In the event that one contractual party’s (A) negligence causes the other party (B) damages covered by party B’s insurance, that insurer may pursue claims against party A. To prevent that from happening contracts have to include a waiver of subrogation clause. Including a waiver of subrogation prevents the insurer from pursuing such claims.
A tenant rents an apartment with a preinstalled kitchen that belongs to the owner and is rented with the apartment. After a pipe bursts the tenant’s private belongings (furniture, electronic devices, etc.) get damaged by the water pouring out. If the tenant has an insurance covering such damages, this insurance will then compensate them for the damages.
After the damages are covered the insurance can pursue the claims against the owner since they are culpable for the preinstalled equipment.
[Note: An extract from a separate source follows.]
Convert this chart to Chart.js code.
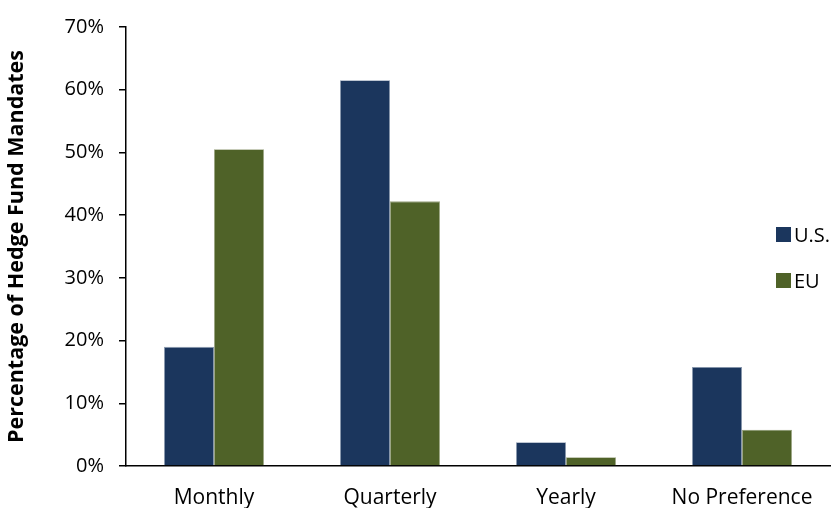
<!DOCTYPE html>
<html>
<head>
<meta charset="utf-8">
<script src="https://cdn.jsdelivr.net/npm/chart.js@4/dist/chart.umd.min.js"></script>
<style>
  html, body { margin: 0; padding: 0; background: #fff; }
  #wrap { width: 837px; height: 508px; }
</style>
</head>
<body>
<div id="wrap"><canvas id="myChart" width="837" height="508"></canvas></div>
<script>
'use strict';

// ====================== DATA ======================//
let categories = ['Monthly', 'Quarterly', 'Yearly', 'No Preference'];
let usValues = [19.0, 61.5, 3.8, 15.8];
let euValues = [50.5, 42.2, 1.4, 5.8];
let seriesNames = ['U.S.', 'EU'];
let yTicks = [0, 10, 20, 30, 40, 50, 60, 70];

let usColor = '#1b365d';
let euColor = '#4f6228';
let fontName = '"Open Sans", Lato, sans-serif';

// legend drawn inside the plot, like the original
let sideLegend = {
  id: 'sideLegend',
  afterDraw(chart) {
    let ctx = chart.ctx;
    let items = chart.data.datasets;
    ctx.save();
    ctx.font = '20px ' + fontName;
    ctx.textBaseline = 'middle';
    for (let i = 0; i < items.length; i++) {
      let y = 235 + i * 46;
      ctx.fillStyle = items[i].backgroundColor;
      ctx.fillRect(776, y - 8, 15, 15);
      ctx.fillStyle = '#000';
      ctx.fillText(items[i].label, 794, y + 1);
    }
    ctx.restore();
  }
};

let chartObject = {
  type: 'bar',
  data: {
    labels: categories,
    datasets: [
      {
        label: seriesNames[0],
        data: usValues,
        backgroundColor: usColor,
        borderColor: '#8c9bb0',
        borderWidth: 0.8
      },
      {
        label: seriesNames[1],
        data: euValues,
        backgroundColor: euColor,
        borderColor: '#9aa482',
        borderWidth: 0.8
      }
    ]
  },
  options: {
    responsive: false,
    animation: false,
    layout: { padding: { left: 0, right: 7, top: 20, bottom: 0 } },
    plugins: {
      legend: { display: false },
      tooltip: { enabled: false }
    },
    datasets: {
      bar: { categoryPercentage: 0.568, barPercentage: 1.0 }
    },
    scales: {
      x: {
        grid: { display: false },
        border: { color: '#000', width: 1.5 },
        ticks: { color: '#000', font: { family: fontName, size: 21 }, padding: 11 },
        afterFit(scale) { scale.height = 42; }
      },
      y: {
        min: 0,
        max: 70,
        afterBuildTicks(scale) {
          scale.ticks = yTicks.map(v => ({ value: v }));
        },
        grid: {
          display: true,
          drawOnChartArea: false,
          drawTicks: true,
          tickLength: 7,
          color: '#000',
          lineWidth: 1.5
        },
        border: { color: '#000', width: 1.5 },
        ticks: {
          color: '#000',
          padding: 15,
          font: { family: fontName, size: 20 },
          callback: v => v + '%'
        },
        title: {
          display: true,
          text: 'Percentage of Hedge Fund Mandates',
          color: '#000',
          font: { family: fontName, size: 21.5, weight: 'bold' },
          padding: { top: 4, bottom: 4 }
        },
        afterFit(scale) { scale.width = 126; }
      }
    }
  },
  plugins: [sideLegend]
};

let ctx = document.getElementById('myChart').getContext('2d');
let myChart = new Chart(ctx, chartObject);
</script>
</body>
</html>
In this event the insurance steps into the shoes of its client so to speak. This is called subrogation and gives a client the advantage of not having to wait for any court ruling or settlement in order to recover their losses.
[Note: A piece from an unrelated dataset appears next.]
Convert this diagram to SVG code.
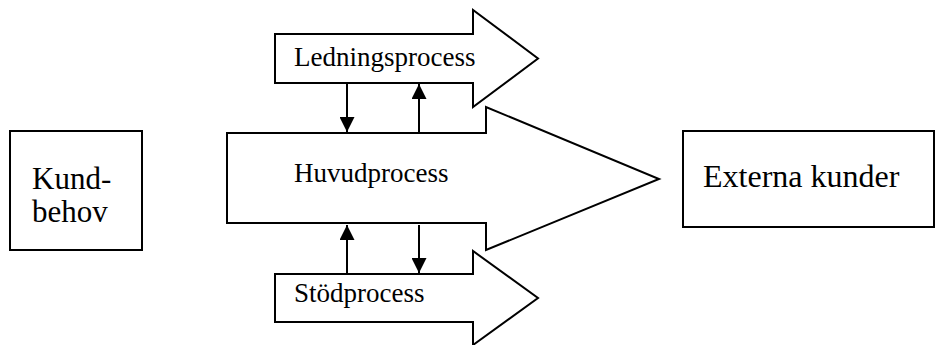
<svg xmlns="http://www.w3.org/2000/svg" width="936" height="345" viewBox="0 0 936 345">
  <style>
    .shape { fill: #ffffff; stroke: #000000; stroke-width: 2; stroke-linejoin: miter; }
    .label { font-family: "Liberation Serif", "Times New Roman", serif; fill: #000000; }
    .proc { font-size: 27px; }
    .big { font-size: 31px; }
    .ext { font-size: 32px; }
    .link { stroke: #000000; stroke-width: 2; fill: none; marker-end: url(#head); }
  </style>
  <defs>
    <marker id="head" markerUnits="userSpaceOnUse" markerWidth="15" markerHeight="15" refX="15" refY="7.5" orient="auto">
      <path d="M0,0 L15,7.5 L0,15 Z" fill="#000000"/>
    </marker>
  </defs>
  <rect width="936" height="345" fill="#ffffff"/>

  <g id="kundbehov">
    <rect class="shape" x="10" y="131" width="132" height="119"/>
    <text class="label big" x="32" y="189">Kund-</text>
    <text class="label big" x="32" y="222">behov</text>
  </g>

  <g id="externa-kunder">
    <rect class="shape" x="683" y="131" width="251" height="96"/>
    <text class="label ext" x="703" y="187">Externa kunder</text>
  </g>

  <g id="huvudprocess">
    <polygon class="shape" points="227,133 486,133 486,107 659,179 486,250 486,223 227,223"/>
    <text class="label proc" x="294" y="182">Huvudprocess</text>
  </g>

  <g id="ledningsprocess">
    <polygon class="shape" points="275,34 473,34 473,10 538,58.5 473,107 473,83 275,83"/>
    <text class="label proc" x="294" y="66">Ledningsprocess</text>
  </g>

  <g id="stodprocess">
    <polygon class="shape" points="275,274 473,274 473,251 538,298 473,345 473,322 275,322"/>
    <text class="label proc" x="294" y="302">Stödprocess</text>
  </g>

  <g id="connectors">
    <line class="link" x1="347" y1="84" x2="347" y2="132"/>
    <line class="link" x1="419" y1="132" x2="419" y2="84"/>
    <line class="link" x1="347" y1="273" x2="347" y2="225"/>
    <line class="link" x1="419" y1="225" x2="419" y2="273"/>
  </g>
</svg>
However, a rental contract for an apartment may include a waiver of subrogation clause. As mentioned already this will usually lead to the insurance demanding a higher premium from their client since it puts the insurance at a higher financial risk. In the example with the burst pipe the waiver of subrogation clause prevents the insurance company from recovering any money through pursuing any claims against the owner.
Local legislation in some countries or federal states may overrule any waiver of subrogation clauses. Furthermore, the wording of the waiver of subrogation clause included in any insurance agreement must match the wording of the clause included in the contract which the insurance covers.